The THES reported earlier this year that the exclusion was conceived and initiated solely by Professor Galligan. At no time was the justification for the exclusion considered formally by any higher university authority, either when the exclusion was ratified by Oxford's proctors or when the incident was examined by pro vice-chancellor Sir Anthony Kelly.

The THES has discovered that when the proctors approved the exclusion order imposed by Professor Galligan, he was facing disciplinary proceedings about allegations of aggressive conduct towards colleagues.

John Eekalaar, reader in law at Pembroke College, Oxford, told The THES this week: "I gave evidence to a disciplinary hearing both with respect to Professor Galligan's behaviour towards me and also as a witness to his behaviour towards a number of other people."

It is understood that evidence was taken from at least five members of staff in March 2000 at a tribunal convened under the university's disciplinary procedures. In June last year, three months before the ejection, the university confirmed privately that it had upheld a number of complaints of aggressive behaviour against Professor Galligan.

Professor Galligan lodged a formal appeal against the rulings, which remains unresolved.

The disciplinary hearing followed a review of Professor Galligan's research centre. It noted: "Our review has uncovered profoundly difficult relationships between some members of staff and the director." It said he could be forceful, abrasive and adversarial.

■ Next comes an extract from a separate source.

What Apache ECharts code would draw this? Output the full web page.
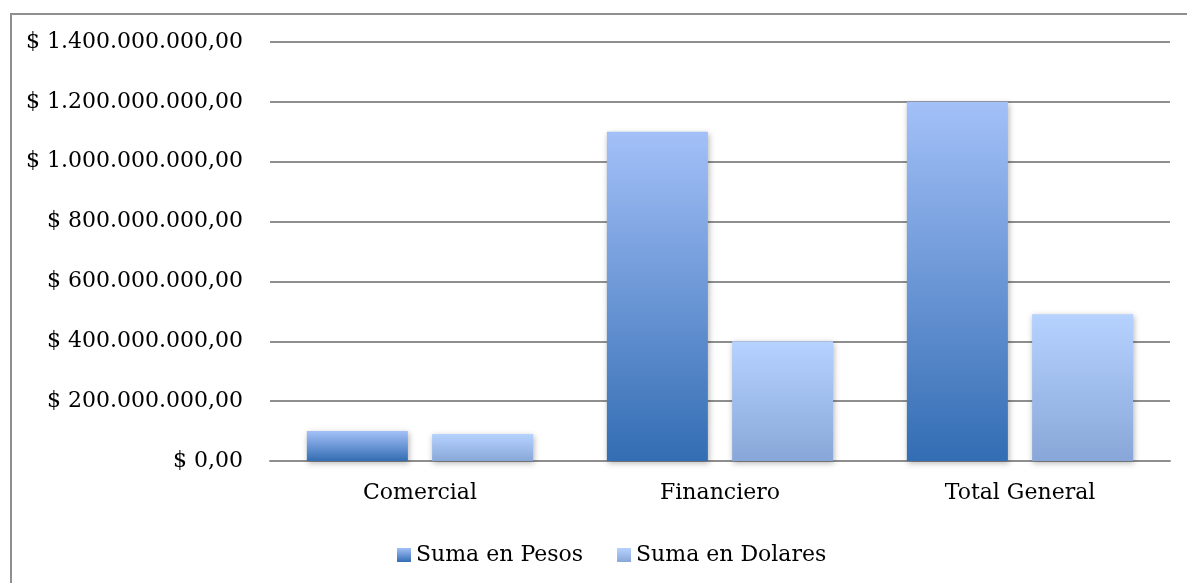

It said that while some problems could be attributed to the onerous nature of Professor Galligan's job, "some responsibility must be accepted by the director personally".

Today's revelations are likely to increase calls for a full external inquiry into the ejection affair and for a review of Oxford's statutes that allow departmental heads to order exclusions - justified if they perceive a risk of "inconvenience" to others - without independent scrutiny.

In a letter to the university, law professor Dan Prentice said that rather than acting as an "automaton" and "unreflectively" enforcing an exclusion, "the university authorities should be sensitive to any criticism that may have been made against a particular director as to his management style".

Professor Galligan's solicitors, Pinsent Curtis Biddle, said that he would not comment on the disciplinary proceedings. "Professor Galligan has taken issue with certain findings made against him, but otherwise has no comment on the matter."

Professor Galligan maintained that he was justified in excluding the scholar, because he was acting on the basis of "serious concerns from a number of staff". "The gravity and nature of the concerns... were such that Professor Galligan considered immediate and decisive action was required."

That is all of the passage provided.